Susan was less enthusiastic. In every spare moment over the past two weeks, she had devoured Junko’s field reports on the recommended maximum-exposure levels for various isotopes. Her personal conclusion was that there was no such thing as “safe” exposure. Whatever didn’t kill you in this lifetime could very easily manifest itself in the genes of your children. There wasn’t a soul on earth who was completely immune from the acute effects of radiation — the ailing Inuit had unwittingly become a harbinger of what might be in store for them all, unless someone started to listen. Junko seemed to know that. She had given her life to it.
Carol saw the fear and disappointment in Susan’s face.
“What is it?”
“I want to go home,” Susan said. “I just want to go home.”
“We’re almost there. Keep it together. We — walking wounded — still need your strength. Come on, help me up to the bridge.”
Susan helped Carol up the narrow steps, where Carol plopped herself down in the captain’s chair within earshot of the radio communications.
Susan helped her prop her leg up, then found her a pair of binoculars through which to watch the final stages of the operation.
Carol quickly located Macadam and Zubov amidships on the Villager, nestled between two of the vessel’s water cannons. Listening in, she could hear Zubov saying something about needing a lot more heat and Garner quizzing Macadam for options.
A split second later, an explosion erupted from the deck of the Villager.
28
For those aboard the Villager, the explosion came as a complete surprise.
Overworked and overheated, then left unattended while Zubov and Macadam debated what to do, one of the vessel’s auxiliary pumps had silently developed an intense amount of back-pressure in one of the tanks containing the Plasroc resin. As the system failed, a thunderous bang shook the sturdy vessel to its keel.
“What the hell?” Zubov had just begun to turn around when the second explosion hit. Instinctively, he dove forward to protect Macadam, forcing both of them to the deck and dropping the radio.
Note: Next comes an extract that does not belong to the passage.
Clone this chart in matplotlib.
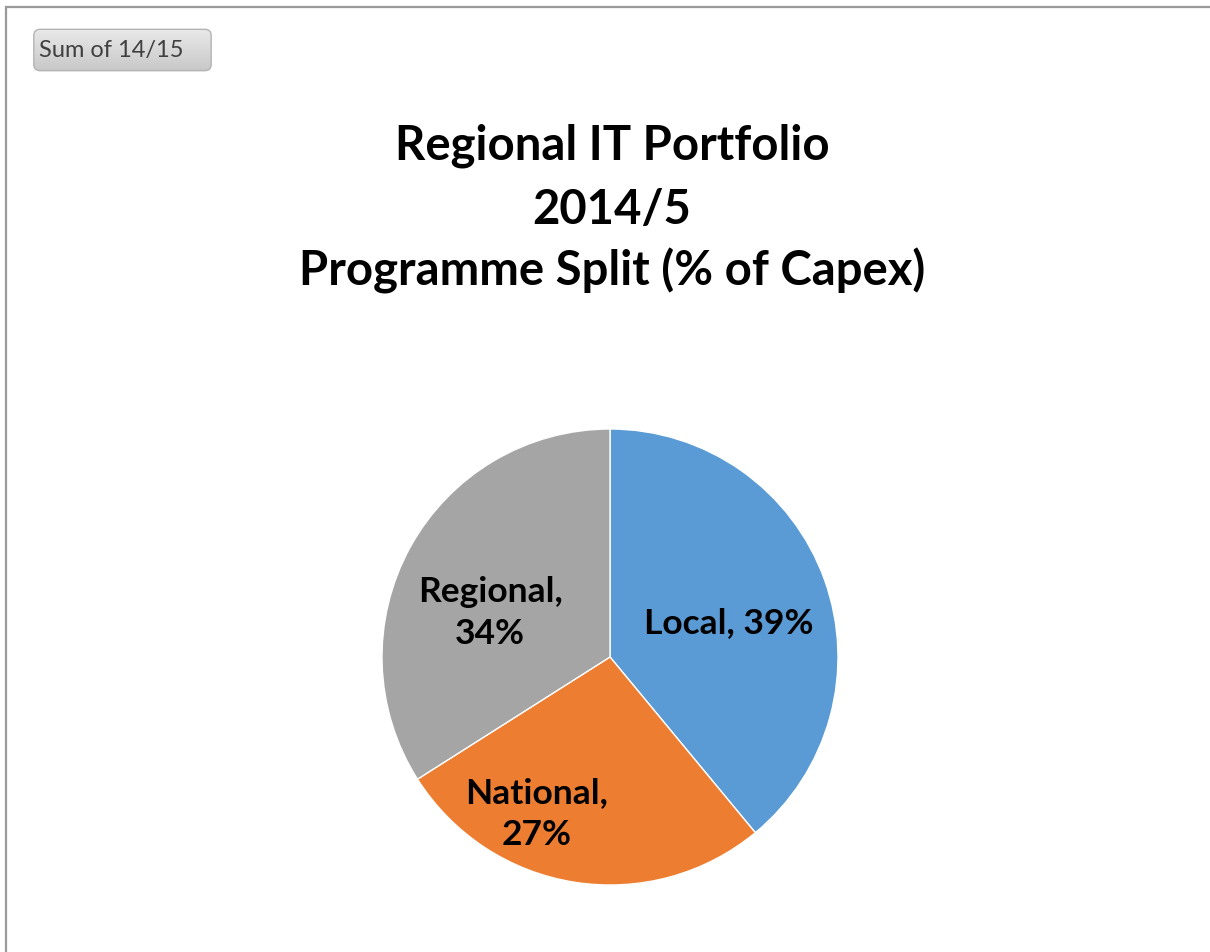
import matplotlib.pyplot as plt
import numpy as np
from matplotlib.patches import FancyBboxPatch
from matplotlib.lines import Line2D

categories = ["Local", "National", "Regional"]
shares = [39, 27, 34]
colors = ["#5B9BD5", "#ED7D31", "#A5A5A5"]
title_lines = ["Regional IT Portfolio", "2014/5", "Programme Split (% of Capex)"]
button_text = "Sum of 14/15"

# label placement (radius, angle in degrees) like Excel's best fit
label_pos = [(0.54, 16), (0.76, -115), (0.56, 160)]

W, H = 1210, 952
fig = plt.figure(figsize=(W / 100, H / 100), dpi=100)
fig.patch.set_facecolor("white")

# frame lines (top and left)
fig.add_artist(Line2D([8 / W, 1], [1 - 7 / H, 1 - 7 / H], color="#9a9a9a", lw=1.6))
fig.add_artist(Line2D([6 / W, 6 / W], [0, 1 - 7 / H], color="#9a9a9a", lw=1.6))

# button
bx, by, bw, bh = 32, 28, 181, 44
bax = fig.add_axes([bx / W, 1 - (by + bh) / H, bw / W, bh / H])
bax.set_xlim(0, 1)
bax.set_ylim(0, 1)
bax.axis("off")
patch = FancyBboxPatch((0.01, 0.03), 0.98, 0.94,
                       boxstyle="round,pad=0,rounding_size=0.035",
                       mutation_aspect=bw / bh,
                       facecolor="none", edgecolor="#b4b4b4", lw=1.0,
                       transform=bax.transAxes, zorder=3)
bax.add_patch(patch)
grad = np.linspace(0.78, 0.92, 100).reshape(-1, 1)
im = bax.imshow(np.dstack([grad, grad, grad]), extent=[0, 1, 0, 1],
                aspect="auto", origin="lower", zorder=1)
im.set_clip_path(patch)
bax.text(0.04, 0.48, button_text, fontsize=17, family="Lato",
         color="#404040", va="center", ha="left", zorder=4)

# title
for line, ypix in zip(title_lines, [146, 210, 271]):
    fig.text(612 / W, 1 - ypix / H, line, ha="center", va="center",
             fontsize=34, fontweight="bold", family="Lato")

# pie
cx, cy, r = 610, 657, 228
ax = fig.add_axes([(cx - r) / W, 1 - (cy + r) / H, 2 * r / W, 2 * r / H])
wedges, _ = ax.pie(shares, colors=colors, startangle=90, counterclock=False,
                   radius=1, wedgeprops=dict(edgecolor="white", linewidth=1))
ax.set_xlim(-1, 1)
ax.set_ylim(-1, 1)
ax.set_aspect("equal")
ax.axis("off")

for cat, val, (rr, ang) in zip(categories, shares, label_pos):
    x = rr * np.cos(np.radians(ang))
    y = rr * np.sin(np.radians(ang))
    if cat == "Local":
        txt = f"{cat}, {val}%"
    else:
        txt = f"{cat},\n{val}%"
    ax.text(x, y, txt, ha="center", va="center", fontsize=25.5,
            fontweight="bold", family="Lato", linespacing=1.38)

fig.savefig("out.png", dpi=100)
It was already too late to warn the others. The recoil effect from the released pressure slammed into the second resin tank, tearing open the two-inch steel as easily as an aluminum can. The tank began to bleed the remaining resin onto the deck.
Watching from the Phoenix, Garner could not believe his eyes. Zubov wasn’t answering the radio and the only thing nearby was Victor’s komatik. Garner rifled through the sled, drawing out the flare gun from the hovercraft and its two remaining flares — one of these he fired into the night sky on the unlikely chance anyone in the vicinity had not heard the explosion on the Villager. Then a glint of metal caught Garner’s eye — the worn metal blade of Victor’s flaying knife. Taking the knife and climbing up on the fantail, Garner wrapped himself in the tension line from the ice seine apparatus and sawed at it frantically with the knife. As the nylon line parted, the tension in the rigging system hoisted Garner off the deck, rocketing him fifteen feet in the air. The weight of the quarter-mile seine sagged against its pulleys, and the cables on either end of the net were wrenched together. As Garner held tight, the line suspending him was yanked through its pulleys on the North Sea. He lunged forward to grab one of the cables as it shot across the water, slinging him nearly a hundred yards out over the radioactive slick. As his momentum carried him past the superstructure of the Villager, Garner released the cable and fell to the deck next to David Macadam.